Academics have been increasingly using podcasts as rhetorically rich tools for achieving pedagogical goals and re-theorizing the power and potential of sonic rhetorics. While academic podcasts can serve as a useful medium for scholarly conversations among insiders, less explored has been the potential for such podcasts to accommodate critical knowledge practices and disciplinary concepts for broader audiences. Our podcast, re:verb, attempts to bridge the divide between intellectual knowledge and activist practice, showcase movements and causes, and discuss activist practice through rhetorical lenses. Through these discussions, we attempt to synthesize knowledges inside and outside the academy, and demystify activism by rhetorically analyzing the thought processes that go into planning and executing it.

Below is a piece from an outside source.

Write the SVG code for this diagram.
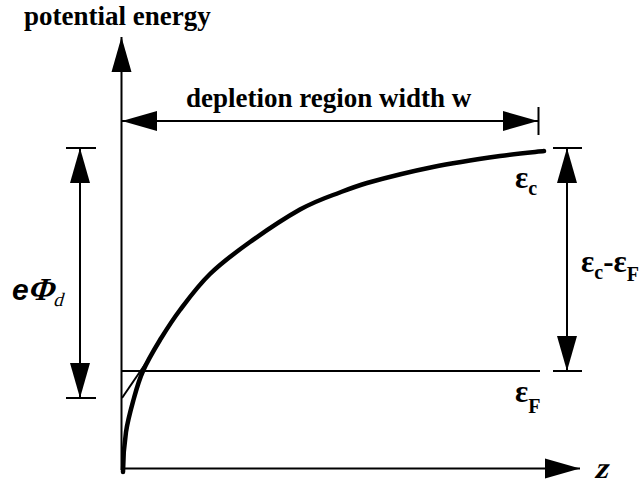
<svg xmlns="http://www.w3.org/2000/svg" width="642" height="486" viewBox="0 0 642 486">
  <style>
    .ln { stroke: #000; stroke-width: 2; fill: none; }
    .thick { stroke: #000; stroke-width: 4.5; fill: none; stroke-linecap: round; }
    .lbl { font-family: 'Liberation Serif', 'Times New Roman', serif; font-weight: bold; fill: #000; }
  </style>
  <defs>
    <marker id="ah" markerUnits="userSpaceOnUse" markerWidth="36" markerHeight="22" refX="35" refY="10" orient="auto-start-reverse" viewBox="0 0 36 20">
      <path d="M0,0 L35,10 L0,20 Z" fill="#000"/>
    </marker>
  </defs>
  <rect width="642" height="486" fill="#fff"/>

  <g id="connectors">
    <line id="y-axis" class="ln" x1="121.5" y1="470" x2="121.5" y2="37" marker-end="url(#ah)"/>
    <line id="x-axis" class="ln" x1="121" y1="468.5" x2="580" y2="468.5" marker-end="url(#ah)"/>
    <line class="ln" x1="122" y1="121" x2="538" y2="121" marker-start="url(#ah)" marker-end="url(#ah)"/>
    <line class="ln" x1="538.5" y1="107" x2="538.5" y2="135"/>
    <line class="ln" x1="66" y1="148" x2="96" y2="148"/>
    <line class="ln" x1="66" y1="398" x2="96" y2="398"/>
    <line class="ln" x1="80" y1="148" x2="80" y2="398" marker-start="url(#ah)" marker-end="url(#ah)"/>
    <line class="ln" x1="553" y1="148" x2="582" y2="148"/>
    <line class="ln" x1="553" y1="371" x2="582" y2="371"/>
    <line class="ln" x1="567" y1="148" x2="567" y2="371" marker-start="url(#ah)" marker-end="url(#ah)"/>
    <line id="fermi" class="ln" x1="121" y1="371" x2="540" y2="371"/>
    <line class="ln" x1="122" y1="398" x2="150" y2="357"/>
  </g>

  <g id="band-curve">
    <path class="thick" d="M123,472 C123,458 124.2,444.3 126,432 C127.8,419.7 131.2,408.2 134,398 C136.8,387.8 138.7,380.7 143,371 C147.3,361.3 153.8,350.2 160,340 C166.2,330 171.7,321 180,310 C188.3,299 198.3,285.3 210,274 C221.7,262.7 235,252.7 250,242 C265,231.3 284,218.5 300,209.5 C314,202 322,199 333,195 C344,191 352,187.5 367,183 C384.2,178.2 410.8,171.5 433,167 C455.2,162.5 481.3,158.7 500,156 C518.7,153.3 537.5,151.8 544,151"/>
  </g>

  <g id="labels">
    <text class="lbl" x="24" y="25" font-size="27">potential energy</text>
    <text class="lbl" x="186" y="107" font-size="27">depletion region width w</text>
    <g id="label-ephid">
      <text x="12" y="300" font-family="'Liberation Sans', Arial, sans-serif" font-weight="bold" font-style="italic" font-size="30" fill="#000">e</text>
      <text class="lbl" transform="translate(27,300) skewX(-16)" font-size="32">Φ</text>
      <text transform="translate(53,306) skewX(-16)" font-family="'Liberation Serif', 'Times New Roman', serif" font-size="19" fill="#000">d</text>
    </g>
    <text class="lbl" x="515" y="188" font-size="31">ε<tspan font-size="20" dy="7">c</tspan></text>
    <text class="lbl" x="581" y="272" font-size="31">ε<tspan font-size="20" dy="7">c</tspan><tspan dy="-7">-</tspan>ε<tspan font-size="20" dy="9">F</tspan></text>
    <text class="lbl" x="515" y="402" font-size="31">ε<tspan font-size="20" dy="11">F</tspan></text>
    <text class="lbl" transform="translate(594,478) skewX(-16)" font-size="30">z</text>
  </g>
</svg>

For this panel presentation and special episode of re:verb, three of our co-producers - Calvin Pollak, Alex Helberg, and Sophie Wodzak - reached out to individuals working on social justice projects in our own local communities. Alex presents his conversation with Dani Singerman, a food justice advocate in Hartford, CT, who has been working on a project to mobilize resources for constructing a grocery store in the North End neighborhood of the city. Sophie Wodzak reconnects with previous guest and friend of the show Crystal Grabowski, who has been advocating for reproductive justice and abortion access in Western Pennsylvania for years. And finally, Calvin Pollak shares a conversation with his colleague Avery Edenfield, a faculty member in the English Department at Utah State University, about his work advocating for LGBTQ+ issues in a variety of different contexts. For the “Q&A” portion of our panel, the three co-producers reconvene to discuss our major take-aways from our conversations, and reflect on the rhetorical dimensions of contemporary activist practice, including: how to break down a “big” issue into smaller, more actionable “chunks”; the need to account for the “slow” work of activism, and how seemingly small actions it can still have a massive impact on others’ well-being; and finally, the importance of ethical collaborations between scholars and activists, celebrating the different situated expertise(s) that everyone can bring to the table.